"Quando é que te retiras?"

Ao terminar a passada edição da Liège-Bastogne-Liège, a pergunta que Ben Healy disparou para Tadej Pogačar foi uma bomba de honestidade desarmante. O irlandês terminara o monumento belga no último lugar do pódio, superado pelo fenómeno esloveno, uma sensação familiar para Healy e para todo o pelotão internacional.

Healy, corredor rebelde, de cabelo de vocalista de banda hipster e brinco na orelha esquerda, é um dos muitos lesados de Pogi. 100 vitórias são muitas vitórias. São, também, muitas vezes em que alguém foi batido.

Tadej não se retirou, mas um Tour de France são 21 etapas e é importante ir gerindo. Depois da guerra do contrarelógio, do suor do esforço individual, liberdade para a fuga. Liberdade para Healy discutir o triunfo fingindo que o grande predador se retirara, sem ter de ser batido, uma vez mais, pelo craque do tufo de cabelo a sair do capacete.

Foi assim que se formou uma fuga de grande qualidade. Com Healy, sim, mas sobretudo com Simon Yates, vencedor do passado Giro e da Vuelta de 2018, e com Mathieu Van der Poel, o homem que, nestes traçados irregulares, não de alta montanha mas de colinas, Tadej mais teme. Também foram Michael Storer, Eddie Dunbar, Will Barta e Harold Tejada.

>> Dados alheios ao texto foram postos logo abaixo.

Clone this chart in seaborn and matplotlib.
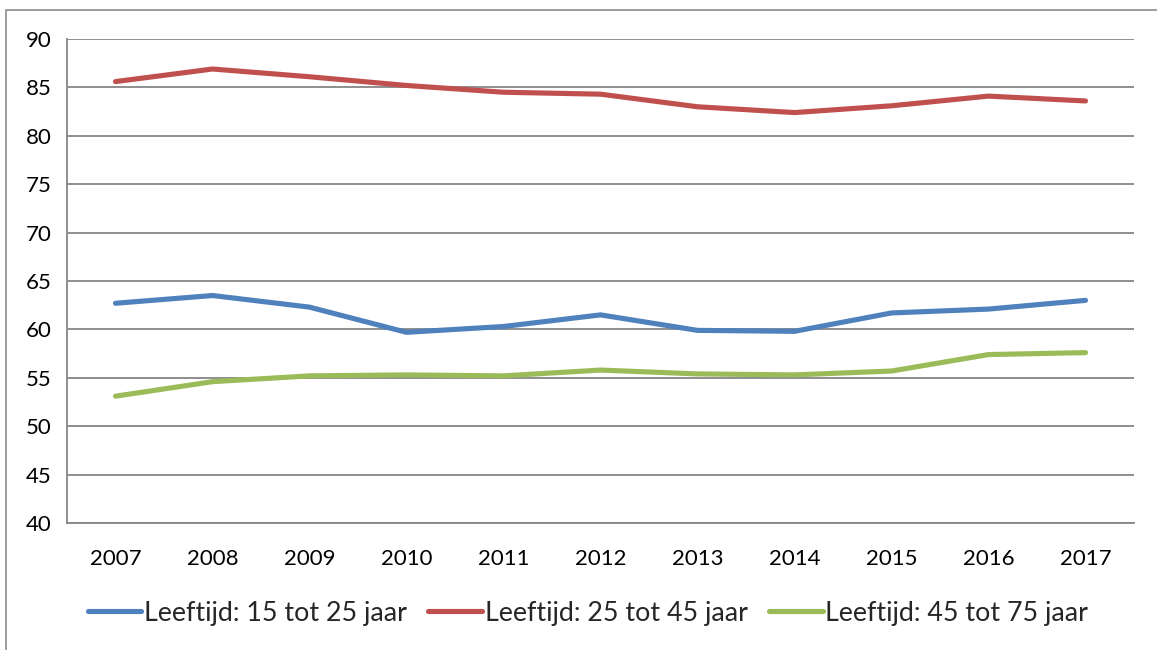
import matplotlib
matplotlib.use("Agg")
import matplotlib.pyplot as plt
import seaborn as sns
import pandas as pd
import numpy as np
from matplotlib.patches import Rectangle
from matplotlib.lines import Line2D

years = [2007, 2008, 2009, 2010, 2011, 2012, 2013, 2014, 2015, 2016, 2017]
series_names = ["Leeftijd: 15 tot 25 jaar", "Leeftijd: 25 tot 45 jaar", "Leeftijd: 45 tot 75 jaar"]
age_15_25 = [62.7, 63.5, 62.3, 59.7, 60.3, 61.5, 59.9, 59.8, 61.7, 62.1, 63.0]
age_25_45 = [85.6, 86.9, 86.1, 85.2, 84.5, 84.3, 83.0, 82.4, 83.1, 84.1, 83.6]
age_45_75 = [53.1, 54.6, 55.2, 55.3, 55.2, 55.8, 55.4, 55.3, 55.7, 57.4, 57.6]
colors = ["#4F81BD", "#C0504D", "#9BBB59"]
y_ticks = [40, 45, 50, 55, 60, 65, 70, 75, 80, 85, 90]

df = pd.DataFrame({
    "jaar": years * 3,
    "waarde": age_15_25 + age_25_45 + age_45_75,
    "reeks": [series_names[0]] * 11 + [series_names[1]] * 11 + [series_names[2]] * 11,
})

sns.set_theme(style="white")
plt.rcParams["font.family"] = ["Lato", "DejaVu Sans"]

W, H = 1157, 650
fig = plt.figure(figsize=(W / 100, H / 100), dpi=100)
fig.patch.set_facecolor("white")
fig.patches.append(Rectangle((6 / W, -0.01), 1.2, 1 - 10 / H + 0.01, transform=fig.transFigure,
                             fill=False, edgecolor="#8c8c8c", linewidth=1.2))

ax = fig.add_axes([67 / W, 1 - 523 / H, (1134 - 67) / W, (523 - 39) / H])
sns.lineplot(data=df, x="jaar", y="waarde", hue="reeks", palette=colors, ax=ax,
             linewidth=3.7, legend=False, solid_capstyle="round")

ax.set_xlim(2006.5, 2017.5)
ax.set_ylim(40, 90)
ax.set_yticks(y_ticks)
ax.set_yticklabels([str(v) for v in y_ticks], fontsize=16, color="black")
ax.set_xticks(years)
ax.set_xticklabels([str(y) for y in years], fontsize=16, color="black")
ax.set_xticks(np.arange(2006.5, 2018.0, 1.0), minor=True)
ax.tick_params(axis="x", which="major", length=0, pad=19)
ax.tick_params(axis="x", which="minor", length=7, color="#868686", width=1.3, direction="out")
ax.tick_params(axis="y", which="major", length=7, color="#868686", width=1.3, direction="out", pad=4)
ax.set_xlabel("")
ax.set_ylabel("")
ax.grid(axis="y", color="#868686", linewidth=1.3)
ax.set_axisbelow(True)
for side in ["top", "right"]:
    ax.spines[side].set_visible(False)
for side in ["left", "bottom"]:
    ax.spines[side].set_color("#868686")
    ax.spines[side].set_linewidth(1.3)

handles = [Line2D([0], [0], color=c, linewidth=3.7, solid_capstyle="round") for c in colors]
fig.legend(handles, series_names, loc="center", bbox_to_anchor=(588 / W, 1 - 613 / H), ncol=3,
           frameon=False, fontsize=19.3, handlelength=2.0, handletextpad=0.1, columnspacing=0.8)

fig.savefig("out.png", dpi=100)
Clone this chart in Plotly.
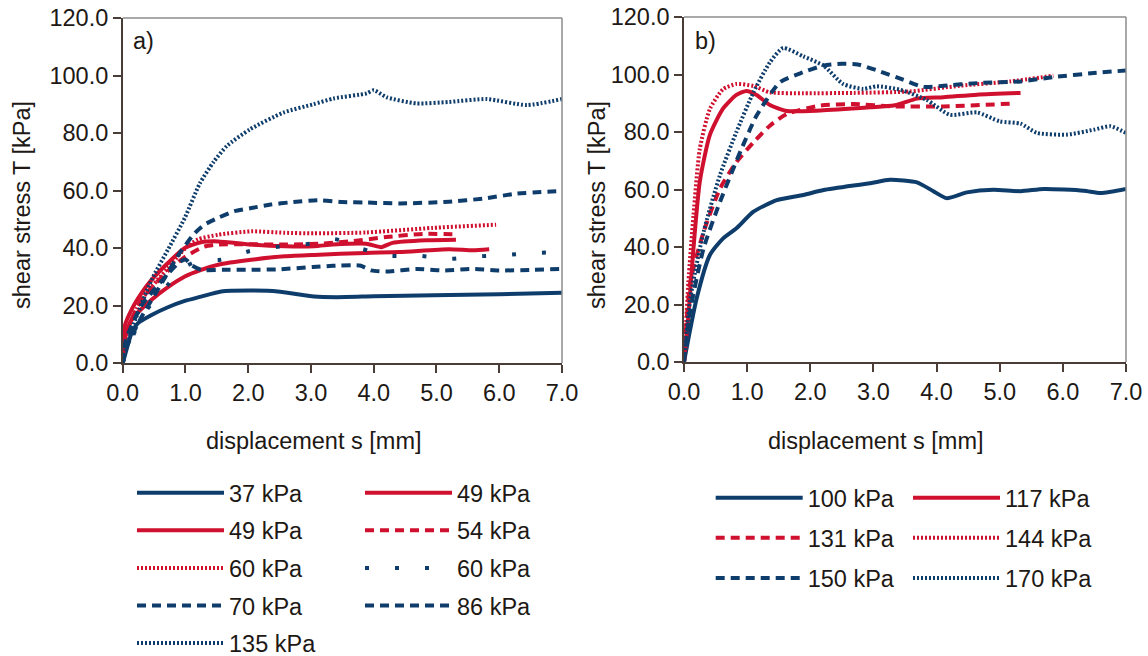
import plotly.graph_objects as go
from plotly.subplots import make_subplots

# figure is taller than the window so the legends at the bottom never push the margins
W, H = 1148, 700
NAVY = "#0f3d6b"
RED = "#d0102f"
FONT = "Liberation Sans, Arial, sans-serif"
TXT = "#201814"
FS = 23.5

# ---- panel a) : displacement s [mm] / shear stress T [kPa]
s37 = [0, 0.03, 0.14, 0.24, 0.46, 0.72, 0.99, 1.25, 1.57, 2.05, 2.47, 3.05, 3.41, 4.0, 4.95, 6.0, 7.0]
t37 = [0, 2.2, 10.4, 13.8, 16.7, 19.4, 21.6, 23.1, 24.9, 25.2, 24.9, 23.1, 22.9, 23.2, 23.6, 23.9, 24.4]

s49a = [0, 0.03, 0.14, 0.3, 0.46, 0.72, 0.99, 1.25, 1.52, 2.05, 2.58, 3.05, 3.35, 3.88, 4.12, 4.3, 4.84, 5.31]
t49a = [0, 12.7, 18.5, 24.3, 28.9, 34.8, 40.0, 42.0, 42.3, 41.2, 40.6, 40.6, 41.2, 41.5, 40.3, 41.8, 42.7, 42.9]

s49b = [0, 0.03, 0.14, 0.46, 0.72, 0.99, 1.25, 1.52, 2.05, 2.58, 3.05, 3.88, 4.41, 5.2, 5.58, 5.84]
t49b = [0, 8.0, 15.0, 22.0, 26.4, 30.1, 32.4, 34.2, 35.9, 37.1, 37.6, 38.3, 38.6, 39.6, 39.2, 39.6]

s54 = [0, 0.05, 0.3, 0.72, 1.0, 1.3, 1.5, 2.0, 2.6, 3.14, 3.62, 4.2, 4.78, 5.3]
t54 = [0, 10.0, 22.0, 32.0, 37.0, 40.5, 41.2, 41.3, 41.2, 41.5, 42.3, 43.8, 44.9, 44.8]

s60r = [0, 0.05, 0.3, 0.72, 1.0, 1.2, 1.52, 2.05, 2.58, 3.05, 3.88, 4.94, 5.95]
t60r = [0, 10.0, 22.0, 33.0, 40.0, 43.0, 44.6, 45.8, 45.3, 45.1, 45.4, 47.0, 48.1]

s60n = [0, 0.3, 0.72, 0.96, 1.2, 1.56, 2.0, 2.5, 3.0, 3.38, 3.8, 4.25, 4.73, 5.2, 5.67, 6.13, 6.6, 6.9]
t60n = [0, 16.0, 27.2, 33.0, 35.5, 35.9, 38.8, 40.5, 41.5, 43.1, 39.8, 37.3, 37.3, 36.2, 37.1, 37.6, 38.3, 38.5]

s70 = [0, 0.05, 0.3, 0.6, 0.9, 1.0, 1.1, 1.25, 1.6, 2.05, 2.5, 3.03, 3.35, 3.78, 3.96, 4.2, 4.68, 5.1, 5.58, 6.0, 6.53, 6.96]
t70 = [0, 8.0, 20.0, 28.0, 35.0, 36.0, 34.0, 32.4, 32.4, 32.4, 32.6, 33.4, 33.8, 33.9, 32.2, 31.8, 32.7, 32.2, 32.7, 32.2, 32.4, 32.7]

s86 = [0, 0.05, 0.3, 0.6, 0.9, 1.15, 1.3, 1.52, 1.78, 2.05, 2.36, 2.68, 3.14, 3.5, 3.89, 4.42, 5.2, 5.75, 6.28, 7.0]
t86 = [0, 5.0, 16.0, 27.0, 38.0, 45.2, 48.1, 50.5, 52.8, 53.9, 55.1, 55.9, 56.6, 56.0, 55.8, 55.5, 56.1, 57.2, 58.9, 59.8]

s135 = [0, 0.05, 0.2, 0.46, 0.72, 0.99, 1.23, 1.45, 1.66, 2.03, 2.56, 3.04, 3.36, 3.89, 4.0, 4.21, 4.68, 5.2, 5.8, 6.44, 7.0]
t135 = [0, 5.0, 15.0, 28.9, 39.4, 50.5, 62.5, 70.0, 75.5, 81.3, 87.1, 90.0, 92.0, 93.8, 94.9, 92.4, 90.3, 90.8, 91.8, 89.7, 91.8]

# ---- panel b)
s100 = [0, 0.2, 0.41, 0.62, 0.83, 1.1, 1.47, 1.89, 2.21, 2.95, 3.26, 3.69, 3.95, 4.16, 4.48, 4.9, 5.33, 5.7, 6.33, 6.6, 7.0]
t100 = [0, 22.1, 37.2, 43.0, 46.5, 52.3, 56.3, 58.1, 59.8, 62.2, 63.4, 62.5, 59.4, 57.0, 59.0, 59.9, 59.4, 60.2, 59.6, 58.8, 60.2]

s117 = [0, 0.07, 0.15, 0.25, 0.41, 0.62, 0.83, 0.99, 1.15, 1.36, 1.63, 2.16, 2.95, 3.32, 3.47, 3.69, 4.11, 4.64, 5.33]
t117 = [0, 16.3, 39.5, 62.7, 79.0, 88.2, 92.9, 94.3, 92.9, 89.4, 87.3, 87.5, 88.6, 89.2, 90.1, 91.6, 92.1, 93.0, 93.6]

s131 = [0, 0.1, 0.31, 0.57, 0.83, 1.1, 1.36, 1.63, 2.16, 2.69, 3.32, 4.11, 5.22]
t131 = [0, 27.9, 45.2, 60.3, 69.5, 76.4, 82.2, 86.3, 89.2, 89.7, 88.9, 88.9, 89.9]

s144 = [0, 0.07, 0.15, 0.25, 0.41, 0.62, 0.83, 1.1, 1.36, 1.89, 2.69, 3.58, 4.37, 5.17, 5.85]
t144 = [0, 27.9, 51.0, 74.1, 88.0, 94.9, 96.7, 96.0, 93.8, 93.5, 93.6, 94.1, 96.1, 97.6, 99.6]

s150 = [0, 0.1, 0.31, 0.57, 0.91, 1.15, 1.52, 1.89, 2.21, 2.5, 2.75, 3.1, 3.47, 3.79, 4.11, 4.64, 5.33, 5.85, 6.49, 7.0]
t150 = [0, 18.0, 39.5, 55.7, 74.1, 85.7, 97.3, 100.8, 103.1, 103.7, 103.5, 101.1, 98.2, 95.7, 96.1, 97.0, 97.6, 99.1, 100.5, 101.4]

s170 = [0, 0.1, 0.31, 0.57, 0.83, 1.1, 1.36, 1.57, 1.89, 2.21, 2.52, 2.84, 3.05, 3.42, 3.84, 4.21, 4.64, 5.0, 5.33, 5.59, 6.07, 6.49, 6.75, 7.0]
t170 = [0, 22.1, 45.2, 65.0, 80.0, 93.8, 104.2, 109.2, 106.3, 103.1, 96.7, 95.0, 95.9, 94.7, 91.2, 86.0, 86.8, 83.7, 82.9, 79.7, 79.1, 80.8, 82.0, 79.7]

SOLID = "solid"
DASH = "9px,6px"
DOT = "2px,2px"
SPARSE = "4px,26px"

# (x, y, label, colour, dash, legend column)
series_a = [
    (s37, t37, "37 kPa", NAVY, SOLID, "legend"),
    (s49a, t49a, "49 kPa", RED, SOLID, "legend2"),
    (s49b, t49b, "49 kPa", RED, SOLID, "legend"),
    (s54, t54, "54 kPa", RED, DASH, "legend2"),
    (s60r, t60r, "60 kPa", RED, DOT, "legend"),
    (s60n, t60n, "60 kPa", NAVY, SPARSE, "legend2"),
    (s70, t70, "70 kPa", NAVY, DASH, "legend"),
    (s86, t86, "86 kPa", NAVY, DASH, "legend2"),
    (s135, t135, "135 kPa", NAVY, DOT, "legend"),
]
series_b = [
    (s100, t100, "100 kPa", NAVY, SOLID, "legend3"),
    (s117, t117, "117 kPa", RED, SOLID, "legend4"),
    (s131, t131, "131 kPa", RED, DASH, "legend3"),
    (s144, t144, "144 kPa", RED, DOT, "legend4"),
    (s150, t150, "150 kPa", NAVY, DASH, "legend3"),
    (s170, t170, "170 kPa", NAVY, DOT, "legend4"),
]

fig = make_subplots(rows=1, cols=2)

k = 0
for col, series in ((1, series_a), (2, series_b)):
    for x, y, name, color, dash, leg in series:
        k += 1
        fig.add_trace(go.Scatter(
            x=x, y=y, mode="lines", name=name, legend=leg, legendgroup=f"g{k}",
            line=dict(color=color, width=4, dash=dash, shape="spline", smoothing=0.6),
        ), row=1, col=col)

# window pixel -> paper coordinate
def px_x(p):
    return p / W

def px_y(p):
    return 1 - p / H

axis_common = dict(
    showgrid=False, zeroline=False, showline=True, linecolor="#4a3c36", linewidth=1.5,
    ticks="outside", ticklen=8, tickwidth=1.5, tickcolor="#4a3c36", automargin=False,
    ticklabeloverflow="allow",
    tickfont=dict(family=FONT, size=FS, color=TXT), tickformat=".1f",
)

fig.update_xaxes(range=[0, 7], dtick=1, **axis_common)
fig.update_yaxes(range=[0, 120], dtick=20, **axis_common)
fig.update_layout(
    xaxis=dict(domain=[px_x(122.7), px_x(562)]),
    xaxis2=dict(domain=[px_x(684), px_x(1126)]),
    yaxis=dict(domain=[px_y(363), px_y(18)]),
    yaxis2=dict(domain=[px_y(362), px_y(17)]),
)

# lighter box on top and right
for xr, yr in (("x domain", "y domain"), ("x2 domain", "y2 domain")):
    fig.add_shape(type="line", xref=xr, yref=yr, x0=0, x1=1, y0=1, y1=1,
                  line=dict(color="#8c8c8c", width=1.5))
    fig.add_shape(type="line", xref=xr, yref=yr, x0=1, x1=1, y0=0, y1=1,
                  line=dict(color="#8c8c8c", width=1.5))

ann_font = dict(family=FONT, size=FS, color=TXT)
annotations = [
    dict(text="a)", x=px_x(131), y=px_y(41)),
    dict(text="b)", x=px_x(693), y=px_y(41)),
]
for a in annotations:
    a.update(xref="paper", yref="paper", xanchor="left", yanchor="middle",
             showarrow=False, font=ann_font)
for cx in (313, 876):
    annotations.append(dict(text="displacement s [mm]", x=px_x(cx), y=px_y(441),
                            xref="paper", yref="paper", xanchor="center", yanchor="middle",
                            showarrow=False, font=ann_font))
for cx in (22, 597):
    annotations.append(dict(text="shear stress T [kPa]", x=px_x(cx), y=px_y(205),
                            xref="paper", yref="paper", xanchor="center", yanchor="middle",
                            textangle=-90, showarrow=False, font=ann_font))

leg_common = dict(orientation="v", xanchor="left", yanchor="top", bgcolor="rgba(0,0,0,0)",
                  borderwidth=0, itemwidth=87, font=dict(family=FONT, size=FS, color=TXT),
                  itemclick=False, itemdoubleclick=False)

fig.update_layout(
    width=W, height=H,
    margin=dict(l=0, r=0, t=0, b=0),
    paper_bgcolor="white", plot_bgcolor="white",
    font=dict(family=FONT, size=FS, color=TXT),
    showlegend=True,
    annotations=annotations,
    legend=dict(x=px_x(132), y=px_y(471), tracegroupgap=4, **leg_common),
    legend2=dict(x=px_x(360), y=px_y(471), tracegroupgap=4, **leg_common),
    legend3=dict(x=px_x(710.7), y=px_y(476), tracegroupgap=6.5, **leg_common),
    legend4=dict(x=px_x(908), y=px_y(476), tracegroupgap=6.5, **leg_common),
)

# drop the default page margin so the figure sits at the window's top-left corner
fig.write_html("out.html", config={"displayModeBar": False},
               post_script="document.body.style.margin = '0px';")
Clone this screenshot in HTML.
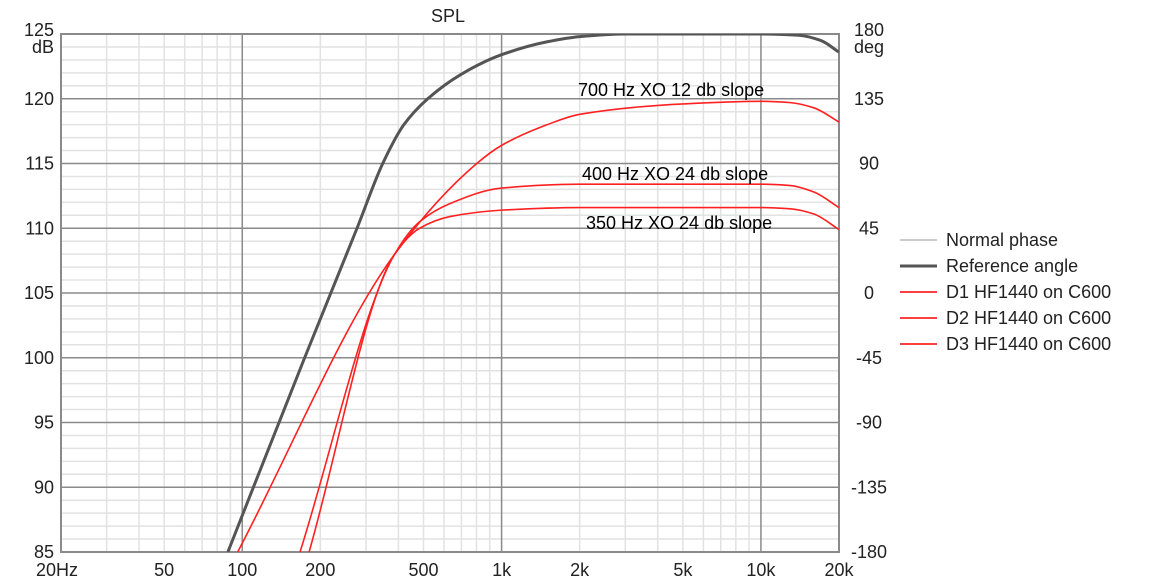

A 40 quilómetros do fim, o irlandês da EF Education-EasyPost, de 24 anos, pôde fingir que a pergunta que formulou na Liège tinha uma resposta diferente da realidade. O pelotão estava longe, a vitória poderia ser dele, caso tivesse boas pernas. E teve. Foi, a solo, para a melhor vitória de uma carreira que já tinha um triunfo no Giro 2023, onde também não participou Pogačar. Outros resultado de destaque no percurso de Healy? Vice-campeão da Amsteld Gold Race 2023. Não é preciso dizer quem ganhou naquele dia, pois não?

Van der Poel na fuga do dia
Van der Poel na fuga do dia Tim de Waele

Como tudo parte de Pogi, a outra nota de destaque do dia também parte do tricampeão do Tour. A Emirates deixou que Van der Poel, que partiu a 1,28 minutos da amarela, fosse na escapada, conscientes de que o craque neerlandês, sendo dos melhores nestes percursos de sobe e desce, não é ameaça nas montanhas.

E assim foi o virtuoso da Alpecin pela fuga, que percorreu a Normândia, cruzando locais cheios de ligação à Segunda Guerra Mundial. A etapa partiu de Bayeux, a primeira localidade importante recuperada pelos Aliados durante a Batalha da Normândia e onde Charles de Gaulle fez dois famosos discursos.

Houve duas terceiras categorias logo nos primeiros 50 quilómetros e, nos derradeiros 60 quilómetros, subiram-se três terceiras e uma quarta categoria. Eram, quase sempre, pequenas e empinadas ascensões que rasgavam localidades ao meio, rampas entre pequenas casas de aldeia. Ou ruas que passam ao lado de cemitérios, os quais parecem ser anormalmente grandes tendo em conta a pequenez das localidades. Marcas das guerras.

Van der Poel é neto de Raymond Poulidor, o "eterno segundo", que nos anos 60 e 70 foi três vezes vice-campeão e cinco vezes 3.º classificado no Tour. Ofuscado por Jacques Anquetil e Eddy Merckx, nunca vestiu o amarelo mais famoso do ciclismo.

O neto de Poulidor, que há muito deixou de ser o neto de Poulidor para ter nome e apelido famoso, nome e apelido de grandeza, não é grande fã do Tour. Prefere as clássicas, diverte-se no ciclocross, por vezes parece que vem aqui mais por obrigação comercial. Mas, em 2025, neste arranque tão para um puncheur como ele, está a ter o melhor Tour da sua vida.

Van der Poel chegou esgotado à meta. Perdeu 3,58 minutos para Healy, Pogačar chegaria 1,29 minutos depois. Por um segundo, o neto de Poulidor que é mais do que o neto de Poulidor recuperou a liderança.

Na rampa final da etapa, Tadej, Vingegaard, Jorgenson, Evenepoel, Vauquelin ou Lipowitz chegaram com 5 segundos de vantagem para a concorrência, entre a que estava João Almeida. O caldense segue em 8.º, agora a 1,59 minutos de Van der Poel. A 7.ª etapa, com o final empinado no famoso Mûr-de-Bretagne, promete novo confronto de aceleração e explosão.